Just my thoughts. I like the writing and think this is going to be a fun read.

Good luck.

Sarah Laurenson said...

I'm wondering if you start with something like "Jack's life was purrfect - a life of kibble and soft bed luxury. Then they came along and ruined everything."

And then describe who they are and what happened.

Wilkins MacQueen said...

Hi Jo-Ann,
Opening line - I was thinking coolest cat as in some hep cat from bygone days. Beatniks and smoke filled coffee shops and stuff. Your target audience won't have my dating problem. You target agents might.

I think a stronger opening line would assist the sale. I liked this. The threesome is very Incredible Journey.


I have a problem with Jack being banished to a backyard. It was his turf. Surely his owner isn't a total wimp in this marriage of blended animals.

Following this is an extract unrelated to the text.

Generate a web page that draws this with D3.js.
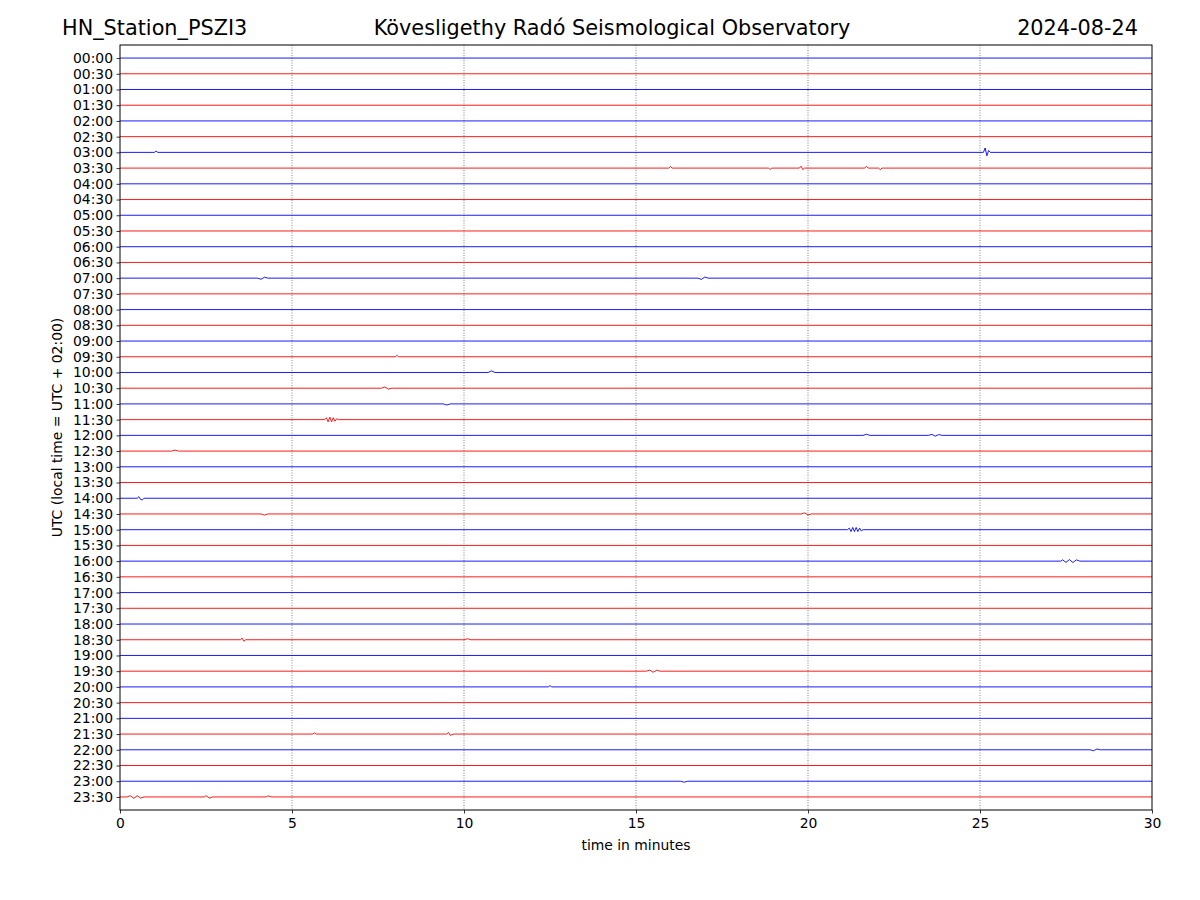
<!DOCTYPE html>
<html>
<head>
<meta charset="utf-8">
<script src="https://cdn.jsdelivr.net/npm/d3@7"></script>
<style>
  body { margin: 0; background: #fff; }
  text { font-family: "DejaVu Sans", sans-serif; }
</style>
</head>
<body>
<div id="chart"></div>
<script>
const width = 1200;
const height = 900;

// ---- data ----
const stationName = "HN_Station_PSZI3";
const observatory = "Kövesligethy Radó Seismological Observatory";
const dayLabel = "2024-08-24";

const rowLabels = [
  "00:00", "00:30", "01:00", "01:30", "02:00", "02:30", "03:00", "03:30",
  "04:00", "04:30", "05:00", "05:30", "06:00", "06:30", "07:00", "07:30",
  "08:00", "08:30", "09:00", "09:30", "10:00", "10:30", "11:00", "11:30",
  "12:00", "12:30", "13:00", "13:30", "14:00", "14:30", "15:00", "15:30",
  "16:00", "16:30", "17:00", "17:30", "18:00", "18:30", "19:00", "19:30",
  "20:00", "20:30", "21:00", "21:30", "22:00", "22:30", "23:00", "23:30",
];
const xTicks = [0, 5, 10, 15, 20, 25, 30];

// visible wiggles per row: [minute, offset in row units]
const events = [
  { row: "03:00", pts: [[1.0, 0], [1.05, -0.08], [1.1, 0], [25.1, 0], [25.15, -0.28], [25.2, 0.22], [25.25, -0.12], [25.3, 0]] },
  { row: "03:30", pts: [[15.95, 0], [16.0, -0.1], [16.05, 0], [18.85, 0], [18.9, 0.08], [18.95, 0], [19.75, 0], [19.8, -0.12], [19.85, 0.1], [19.9, 0], [21.65, 0], [21.7, -0.12], [21.75, 0], [22.05, 0], [22.1, 0.1], [22.15, 0]] },
  { row: "07:00", pts: [[4.0, 0], [4.1, 0.07], [4.2, -0.06], [4.3, 0], [16.8, 0], [16.9, 0.08], [17.0, -0.07], [17.1, 0]] },
  { row: "09:30", pts: [[8.0, 0], [8.05, -0.08], [8.1, 0]] },
  { row: "10:00", pts: [[10.7, 0], [10.8, -0.1], [10.9, 0]] },
  { row: "10:30", pts: [[7.6, 0], [7.7, -0.08], [7.8, 0.06], [7.9, 0]] },
  { row: "11:00", pts: [[9.4, 0], [9.5, 0.07], [9.6, 0]] },
  { row: "11:30", pts: [[5.95, 0], [6.0, -0.12], [6.05, 0.14], [6.1, -0.16], [6.15, 0.14], [6.2, -0.12], [6.25, 0.1], [6.3, -0.06], [6.35, 0]] },
  { row: "12:00", pts: [[21.6, 0], [21.7, -0.07], [21.8, 0], [23.5, 0], [23.6, -0.06], [23.7, 0.05], [23.8, -0.05], [23.9, 0]] },
  { row: "12:30", pts: [[1.5, 0], [1.6, -0.06], [1.7, 0]] },
  { row: "14:00", pts: [[0.5, 0], [0.55, -0.1], [0.6, 0.08], [0.65, 0.1], [0.7, 0]] },
  { row: "14:30", pts: [[4.1, 0], [4.2, 0.07], [4.3, 0], [19.8, 0], [19.9, -0.07], [20.0, 0.06], [20.1, 0]] },
  { row: "15:00", pts: [[21.15, 0], [21.2, -0.1], [21.25, 0.12], [21.3, -0.14], [21.35, 0.12], [21.4, -0.14], [21.45, 0.12], [21.5, -0.1], [21.55, 0.08], [21.6, 0]] },
  { row: "16:00", pts: [[27.35, 0], [27.4, -0.08], [27.5, 0.08], [27.6, -0.1], [27.7, 0.09], [27.8, -0.08], [27.9, 0]] },
  { row: "18:30", pts: [[3.5, 0], [3.55, -0.1], [3.6, 0.1], [3.65, 0], [10.0, 0], [10.1, -0.06], [10.2, 0]] },
  { row: "19:30", pts: [[15.3, 0], [15.4, -0.07], [15.5, 0.07], [15.6, -0.06], [15.7, 0]] },
  { row: "20:00", pts: [[12.45, 0], [12.5, -0.08], [12.55, 0]] },
  { row: "21:30", pts: [[5.6, 0], [5.65, -0.07], [5.7, 0], [9.5, 0], [9.55, -0.1], [9.6, 0.08], [9.7, 0]] },
  { row: "22:00", pts: [[28.2, 0], [28.3, 0.06], [28.4, -0.05], [28.5, 0]] },
  { row: "23:00", pts: [[16.3, 0], [16.4, 0.06], [16.5, 0]] },
  { row: "23:30", pts: [[0.2, 0], [0.3, -0.08], [0.4, 0.09], [0.5, -0.08], [0.6, 0.07], [0.7, 0], [2.45, 0], [2.5, -0.08], [2.6, 0.07], [2.7, 0], [4.25, 0], [4.3, -0.07], [4.4, 0]] },
];

// ---- layout ----
const margin = { top: 45, right: 48, bottom: 90, left: 120 };
const innerW = width - margin.left - margin.right;
const innerH = height - margin.top - margin.bottom;

const svg = d3
  .select("#chart")
  .append("svg")
  .attr("width", width)
  .attr("height", height);

const x = d3.scaleLinear().domain([0, 30]).range([0, innerW]);
const y = d3
  .scaleLinear()
  .domain([-0.83, rowLabels.length - 1 + 0.83])
  .range([0, innerH]);

const g = svg
  .append("g")
  .attr("transform", `translate(${margin.left},${margin.top})`);

//-----grid lines-----//
g.append("g")
  .selectAll("line")
  .data(xTicks.slice(1, -1))
  .join("line")
  .attr("x1", (d) => x(d))
  .attr("x2", (d) => x(d))
  .attr("y1", 0)
  .attr("y2", innerH)
  .attr("stroke", "#333")
  .attr("stroke-width", 0.6)
  .attr("stroke-dasharray", "1,1.5");

//-----traces-----//
const eventsByRow = new Map(events.map((e) => [e.row, e.pts]));
const line = d3
  .line()
  .x((d) => x(d[0]))
  .y((d) => y(d[1]));

const traces = rowLabels.map((label, i) => {
  const pts = eventsByRow.get(label) || [];
  return {
    i: i,
    pts: [[0, 0], ...pts, [30, 0]].map((p) => [p[0], i + p[1]]),
  };
});

g.append("g")
  .attr("class", "traces")
  .selectAll("path")
  .data(traces)
  .join("path")
  .attr("fill", "none")
  .attr("stroke", (d) => (d.i % 2 === 0 ? "#0000ff" : "#ff0000"))
  .attr("stroke-width", 0.9)
  .attr("stroke-linejoin", "round")
  .attr("d", (d) => line(d.pts));

//-----axes-----//
const yAxis = d3
  .axisLeft(y)
  .tickValues(d3.range(rowLabels.length))
  .tickFormat((d) => rowLabels[d])
  .tickSize(3.5)
  .tickPadding(3.5);
const gy = g.append("g").call(yAxis);
gy.select(".domain").remove();
gy.selectAll("text").attr("font-size", 13.9).attr("fill", "#000");
gy.selectAll("line").attr("stroke", "#000").attr("stroke-width", 0.8);

const xAxis = d3
  .axisBottom(x)
  .tickValues(xTicks)
  .tickSize(3.5)
  .tickPadding(5);
const gx = g.append("g").attr("transform", `translate(0,${innerH})`).call(xAxis);
gx.select(".domain").remove();
gx.selectAll("text").attr("font-size", 13.9).attr("fill", "#000");
gx.selectAll("line").attr("stroke", "#000").attr("stroke-width", 0.8);

// frame
g.append("rect")
  .attr("width", innerW)
  .attr("height", innerH)
  .attr("fill", "none")
  .attr("stroke", "#000")
  .attr("stroke-width", 1);

//-----labels-----//
svg
  .append("text")
  .attr("x", margin.left + innerW / 2)
  .attr("y", 850)
  .attr("text-anchor", "middle")
  .attr("font-size", 13.9)
  .text("time in minutes");

svg
  .append("text")
  .attr("transform", `translate(62,${margin.top + innerH / 2}) rotate(-90)`)
  .attr("text-anchor", "middle")
  .attr("font-size", 13.9)
  .text("UTC (local time = UTC + 02:00)");

svg
  .append("text")
  .attr("x", 62)
  .attr("y", 35)
  .attr("font-size", 20.8)
  .text(stationName);

svg
  .append("text")
  .attr("x", 612)
  .attr("y", 35)
  .attr("text-anchor", "middle")
  .attr("font-size", 20.8)
  .text(observatory);

svg
  .append("text")
  .attr("x", 1138)
  .attr("y", 35)
  .attr("text-anchor", "end")
  .attr("font-size", 20.8)
  .text(dayLabel);
</script>
</body>
</html>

Just my thoughts. I like the writing and think this is going to be a fun read.

Good luck.

Wilkins MacQueen said...

BTW Shadow is the name of one of the pooches in the movie. May want to rethink that one.

Jo-Ann said...

I'm glad I went back to look at the comments as a few more appeared since I last looked. Thanks for taking the time to comment, people!

I'm going to rework aspects of the story. Expect a redux in a few months!

I've not read the Incredible Journey, so I'd better check out a copy. Shadow may not be the best name for a Siamese anyway, given her coat is a light colour. Suggestions to cat names open!

As TS Eliot said "the naming of cats is an important matter, it's not one of your holiday games".

Ink and Pixel Club said...

Jo-Ann> Just so you aren't confused if you do check out The Incredible Journey, the animals have different names in the book and the recent movies. The animals in the book are Luath the Labrador retriever, Bodger the bull terrier, and Tao the Siamese cat. In Homeward Bound: The Incredible Journey, they are known as Shadow, Chance, and Sassy, respectively, with some Minot changes to their breeds. Interestingly, the two dogs kind of swap roles between the book and the movie; Luath is a young dog and Bodger is a senior while Shadow takes the role of loyal and wise elder in the movie. And the cat switches genders.

The animals don't talk in the book, so I think you're more likely to run into comparisons with the movie.